The fixed effects analysis revealed a significant intercept (\(b = 13.47\), \(SE = 0.40\), \(t(209) = 34.03\), \(p < .001\)), indicating a high baseline level of vocabulary knowledge. The treatment effect was also significant (\(b = 10.47\), \(SE = 0.62\), \(t(213) = 17.02\), \(p < .001\)), suggesting that the treatment had a substantial positive impact on vocabulary knowledge. Additionally, PPVT scores were positively associated with ETW scores (\(b = 0.43\), \(SE = 0.04\), \(t(1091) = 9.67\), \(p < .001\)), indicating that higher initial vocabulary levels were associated with higher post-intervention vocabulary knowledge. The interaction between treatment and PPVT scores was also significant (\(b = 0.28\), \(SE = 0.09\), \(t(1074) = 3.06\), \(p = .002\)), suggesting that the treatment effect varied as a function of initial vocabulary levels.
Regarding random effects, we observe a variance of 25.01 (\(SD = 5.00\)) for the intercepts across the different classrooms. This suggests there is substantial variability in the baseline ETW scores that can be attributed to differences between classrooms before considering treatment or PPVT scores. The variance associated with the treatment effect across classrooms was 45.51 (\(SD = 6.75\)). This suggests significant variability in how the treatment effect on ETW scores differs from across clasrooms. Finally, the variance of residuals was 57.02 (\(SD = 7.55\)), indicating within-classroom variance in student scores that cannot be explained by the model’s fixed effects or the classroom-level random effects. Overall, our variance components are significant for both the random intercept and slope for treatment. This suggests that multilevel modeling is, indeed, appropriate and necessary to account for the clustering of student scores within classrooms and the variability in treatment effects across classrooms.

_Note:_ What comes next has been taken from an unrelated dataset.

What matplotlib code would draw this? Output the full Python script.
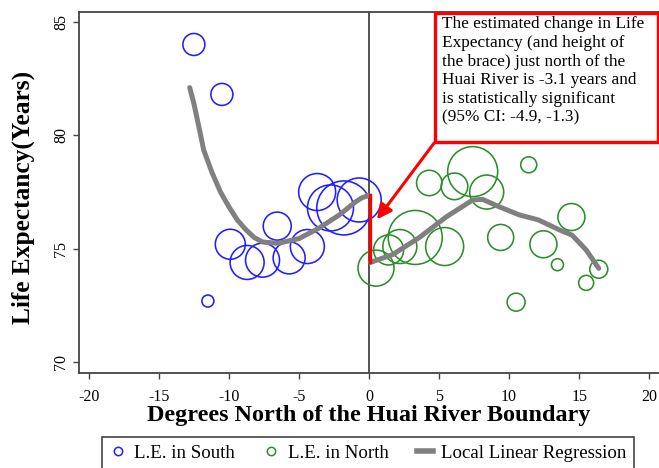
import numpy as np
import matplotlib
matplotlib.use('Agg')
import matplotlib.pyplot as plt
from matplotlib.lines import Line2D
from matplotlib.patches import Rectangle

plt.rcParams['font.family'] = 'serif'
plt.rcParams['font.serif'] = ['Liberation Serif', 'DejaVu Serif']
plt.rcParams['axes.unicode_minus'] = False

# south of the river (blue circles); r = circle radius in pixels
south_x = [-12.5, -10.5, -11.5, -9.9, -8.7, -7.6, -6.55, -5.7, -4.4, -3.7, -2.75, -1.8, -0.7]
south_y = [84.0, 81.8, 72.7, 75.2, 74.4, 74.5, 76.0, 74.6, 75.1, 77.5, 76.8, 76.8, 77.15]
south_r = [11, 11, 6, 15, 17, 17, 14, 16, 17, 18.5, 23, 27, 22]

# north of the river (green circles)
north_x = [0.5, 1.4, 2.2, 3.3, 5.4, 4.3, 6.1, 7.4, 8.4, 11.4, 9.4, 12.45, 13.45, 14.45, 15.5, 16.4, 10.5]
north_y = [74.15, 74.95, 75.1, 75.5, 75.1, 77.9, 77.75, 78.4, 77.5, 78.7, 75.5, 75.2, 74.3, 76.4, 73.5, 74.1, 72.65]
north_r = [18, 15, 17, 27, 19, 12.7, 13.3, 25, 17, 8, 13, 13.5, 6, 13.5, 7.5, 9, 9]

# local linear regression fits
fit_s_x = [-12.8, -12.5, -12.1, -11.8, -11.2, -10.6, -10.0, -9.4, -8.8, -8.2, -7.6, -6.5,
           -5.0, -3.6, -2.1, -1.0, -0.5, 0.0]
fit_s_y = [82.1, 81.4, 80.25, 79.35, 78.35, 77.5, 76.85, 76.27, 75.85, 75.5, 75.3, 75.24,
           75.45, 75.9, 76.5, 77.05, 77.25, 77.35]
fit_n_x = [0.1, 1.7, 3.6, 5.5, 7.4, 8.1, 9.3, 10.7, 12.1, 13.6, 14.5, 15.5, 16.4]
fit_n_y = [74.4, 74.75, 75.5, 76.4, 77.15, 77.18, 76.85, 76.5, 76.27, 75.83, 75.6, 74.95, 74.14]

note = ("The estimated change in Life\nExpectancy (and height of\nthe brace) just north of the\n"
        "Huai River is -3.1 years and\nis statistically significant\n(95% CI: -4.9, -1.3)")

blue = '#1f1fff'
green = '#2a8f2a'
grey = '#808080'


def px_to_size(r):
    # radius in pixels (dpi 100) -> scatter area in points^2
    return (2 * np.asarray(r) * 0.72) ** 2


fig = plt.figure(figsize=(6.59, 4.68), dpi=100)
ax = fig.add_axes([79 / 659, 1 - 373 / 468, 580 / 659, 361 / 468])

ax.axvline(0, color='#444444', lw=1.3, zorder=1)
ax.scatter(south_x, south_y, s=px_to_size(south_r), facecolors='none', edgecolors=blue, linewidths=1.15, zorder=2)
ax.scatter(north_x, north_y, s=px_to_size(north_r), facecolors='none', edgecolors=green, linewidths=1.15, zorder=2)
ax.plot(fit_s_x, fit_s_y, color=grey, lw=3.6, solid_capstyle='round', solid_joinstyle='round', zorder=3)
ax.plot(fit_n_x, fit_n_y, color=grey, lw=3.6, solid_capstyle='round', solid_joinstyle='round', zorder=3)

# the brace at the border
ax.plot([0.05, 0.05], [fit_s_y[-1], fit_n_y[0]], color='red', lw=2.4, zorder=4)
ax.annotate('', xy=(0.45, 76.2), xytext=(4.76, 79.75),
            arrowprops=dict(arrowstyle='-|>', color='red', lw=2.2, mutation_scale=22), zorder=5)

box = Rectangle((0.6138, 0.6407), 0.3845, 0.3557, transform=ax.transAxes, facecolor='white',
                edgecolor='red', lw=2.4, zorder=6, clip_on=False)
ax.add_patch(box)
ax.text(0.625, 0.988, note, transform=ax.transAxes, ha='left', va='top', fontsize=12.4,
        linespacing=1.22, zorder=7)

ax.set_xlim(-20.7, 20.7)
ax.set_ylim(69.53, 85.43)
ax.set_xticks([-20, -15, -10, -5, 0, 5, 10, 15, 20])
ax.set_yticks([70, 75, 80, 85])
ax.tick_params(axis='both', labelsize=11.5, length=4, width=1, color='#444444')
ax.tick_params(axis='x', pad=7.5)
ax.tick_params(axis='y', pad=3)
for lbl in ax.get_yticklabels():
    lbl.set_rotation(90)
    lbl.set_va('center')

for side in ['left', 'bottom', 'top']:
    ax.spines[side].set_color('#444444')
    ax.spines[side].set_linewidth(1.3)
ax.spines['right'].set_visible(False)

ax.set_xlabel('Degrees North of the Huai River Boundary', fontsize=17.4, fontweight='bold', labelpad=0)
ax.set_ylabel('Life Expectancy(Years)', fontsize=18.3, fontweight='bold')
ax.yaxis.set_label_coords(-0.076, 0.485)

handles = [
    Line2D([], [], marker='o', ls='none', mfc='none', mec=blue, mew=1.1, ms=6),
    Line2D([], [], marker='o', ls='none', mfc='none', mec=green, mew=1.1, ms=6),
    Line2D([], [], color=grey, lw=4),
]
labels = ['L.E. in South', 'L.E. in North', 'Local Linear Regression']
leg = fig.legend(handles, labels, loc='upper left', bbox_to_anchor=(102 / 659, 1 - 437 / 468), ncol=3,
                 fontsize=13.6, frameon=True, fancybox=False, edgecolor='#444444', framealpha=1,
                 handlelength=0.85, handletextpad=0.45, columnspacing=1.5, borderpad=0.4,
                 borderaxespad=0)
leg.get_frame().set_linewidth(1.2)

fig.savefig('out.png', dpi=100)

the model estimated the standard deviation of the random intercepts for classrooms (\(SD = 5.00\)), indicating variability in baseline ETW scores across classrooms. The correlation between the random intercepts and slopes for treatment within classrooms was estimated to be 0.89, suggesting a strong positive relationship between the classroom baseline scores and the treatment effect. The standard deviation of the random slopes for treatment (\(SD = 6.75\)) indicated substantial variability in the treatment effect across classrooms. The residual standard deviation (\(SD = 7.55\)) reflected the within-classroom variability in ETW scores that was not explained by the model’s fixed and random effects.

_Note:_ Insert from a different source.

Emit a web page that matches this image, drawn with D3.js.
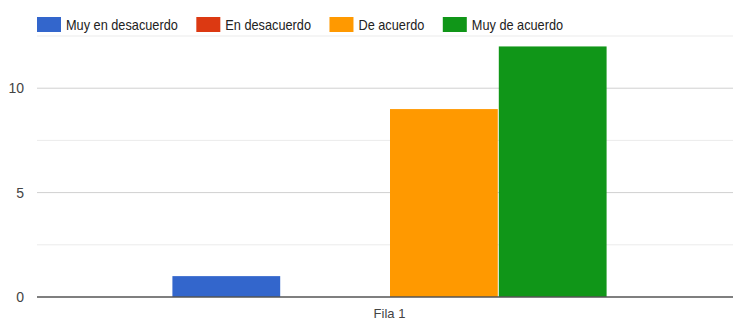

Taken together, these results suggest that both the treatment and initial PPVT scores are significant predictors of students’ vocabulary knowledge. There was a notable interaction effect, suggesting that the benefit of the treatment varies depending on students’ initial vocabulary levels. The significant random effects for treatment across classrooms underscore the intervention’s differential effectiveness depending on classroom context. These findings highlight the importance of considering both the individual and contextual factors in educational interventions.